Graduation Day finally comes for alumnus torn away by World War II internment

In 1941, Paul Nagano ’42 was a carefree student at then-Chapman College, enjoying pranks with his fraternity brothers, studying theology and playing basketball on the squad he describes as “too short to play varsity.”

Paul Nagano

The Rev. Paul Nagano, Ph.D., interned in a relocation camp during his senior year, will be awarded an honorary doctorate at commencement. (Photo/Nisei Week Foundation)

That life quickly ended after Japan attacked Pearl Harbor, and in 1942 Nagano was incarcerated in a relocation camp. It meant an early end to his senior year — no grad week antics with friends, no place in the traditional commencement procession. But deep in the Arizona desert where Nagano and his family were interned, a package arrived – Nagano’s diploma from Chapman.

“I received my bachelor of arts degree, sent to me in the wilderness camp. It was a total surprise, but meant a great deal for me to be remembered,” he recalls.

On Saturday, May 19, The Rev. Nagano, Ph.D., will be remembered again by his alma mater when he is presented an honorary doctorate at the commencement ceremony for Wilkinson College of Humanities and Social Sciences. It will be his first visit to the Orange campus, having attended Chapman when it was in Los Angeles. His wife and three children, including two traveling from Hawaii, will be in attendance.

paul-nagano-yearbook

A young Paul Nagano pictured in the 1942 CEER, the Chapman yearbook. (Image/Frank Mt. Pleasant Library of Special Collections & Archives at Leatherby Libraries)

“It’s very exciting,” Nagano said, speaking from Atherton Baptist Homes in Alhambra, where he resides and serves as a chaplain. “It’s a redemptive experience, because you know to have your education interrupted and go into a concentration camp, it’s kind of disappointing.”

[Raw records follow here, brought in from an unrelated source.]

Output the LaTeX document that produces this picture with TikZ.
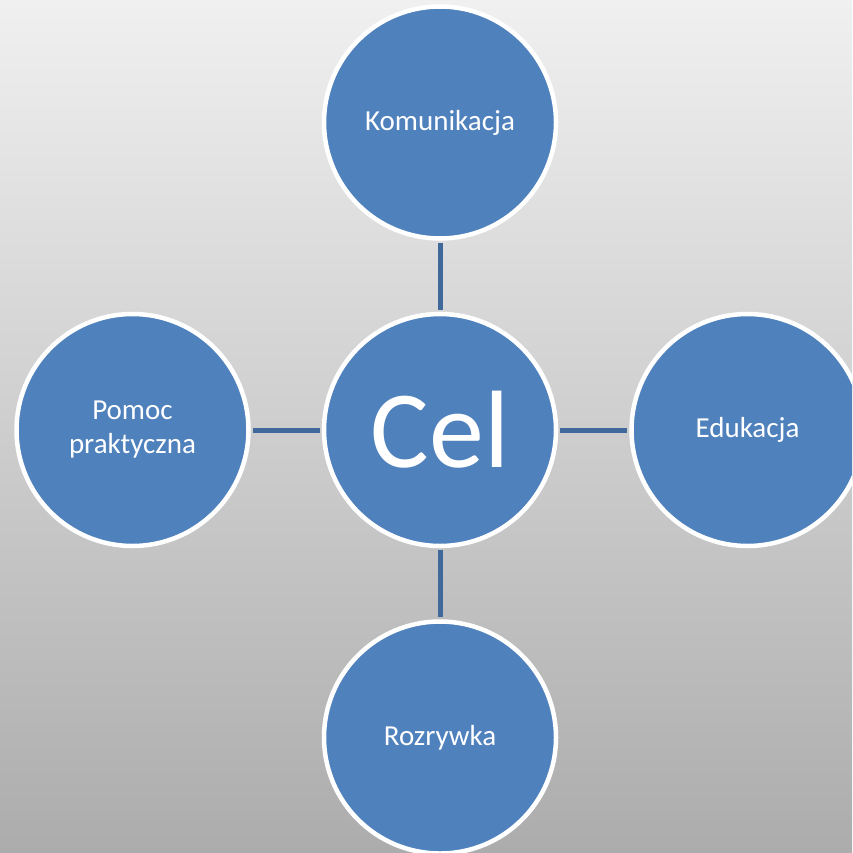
\documentclass[tikz,border=0pt]{standalone}
\usepackage{fontspec}
\setmainfont{Carlito}
\usepackage{tikz}
\usetikzlibrary{positioning}
\definecolor{celblue}{RGB}{79,129,189}
\definecolor{linkblue}{RGB}{65,104,154}
\definecolor{bgtop}{RGB}{240,240,240}
\definecolor{bgbottom}{RGB}{172,172,172}

\begin{document}
\begin{tikzpicture}[x=1pt,y=1pt,node distance=71pt,
    krag/.style={circle,draw=white,line width=4.5pt,fill=celblue,text=white,
      minimum size=232pt,inner sep=0pt,align=center,
      font=\fontsize{29}{34}\selectfont},
    lacznik/.style={draw=linkblue,line width=5pt,shorten <=2pt,shorten >=2pt}]
      \useasboundingbox (0,0) rectangle (852,-853);
      \clip (0,0) rectangle (852,-853);
      \shade[top color=bgtop,bottom color=bgbottom] (0,0) rectangle (852,-853);
      \node[krag,font=\fontsize{110}{110}\selectfont] (cel) at (440,-430) {Cel};
      \node[krag,above=of cel] (kom) {Komunikacja};
      \node[krag,below=of cel] (roz) {Rozrywka};
      \node[krag,left=of cel] (pom) {Pomoc\\praktyczna};
      \node[krag,right=of cel] (edu) {Edukacja};
      \draw[lacznik] (cel) -- (kom);
      \draw[lacznik] (cel) -- (roz);
      \draw[lacznik] (cel) -- (pom);
      \draw[lacznik] (cel) -- (edu);
    \end{tikzpicture}
\end{document}
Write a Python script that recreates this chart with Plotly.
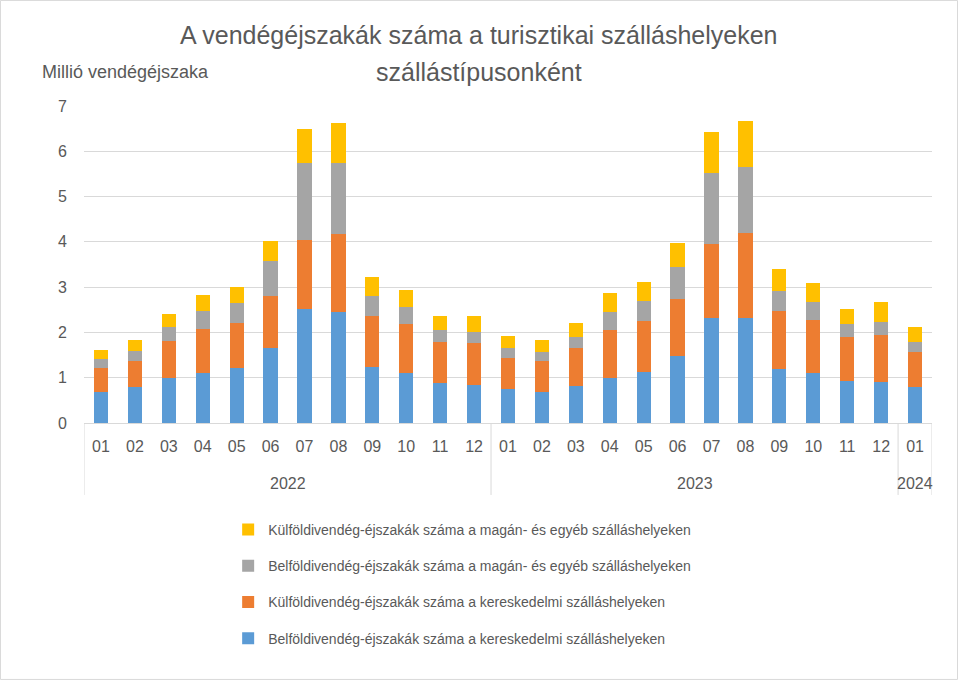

Disappointment is just about the harshest word Nagano, who turns 92 next month, has for the internment experience that interrupted the lives of nearly 120,000 Japanese and Japanese Americans. He recalled tense moments in the days after Pearl Harbor, including a scuffle in a diner with an angry man, as well as detainment by police when he was visiting two Baptist missions he served in Japanese neighborhoods near Los Angeles Harbor and Terminal Island.

By spring he was in Poston internment camp. But he says his faith, work and even the process of writing his doctoral dissertation helped him rebuild and mend his life.

“Because I was in service to God, I was able to handle it,” he said.

Nagano was allowed to leave the camp to attend Bethel Baptist
Seminary in Minnesota so he could enlist in the Army as a chaplain, but the war soon ended. After completing the degree he went on to a successful career in ministry, serving congregations in Los Angeles, Hawaii, Seattle, Oakland and throughout Northern California.

He earned his doctorate at the Claremont School of Theology. There Nagano says he spent a year of intense study on the subject of race, ethnicity and identity. The process helped him resolve the questions that haunted him after the war and internment, he says.

“In our world we have to learn to live with diversity. In this diversity, life becomes much more interesting and exciting. Not only interracial, but interfaith, too.”

The Wilkinson College commencement will be at 9:15 a.m. on Wilson Field. It is open to the public.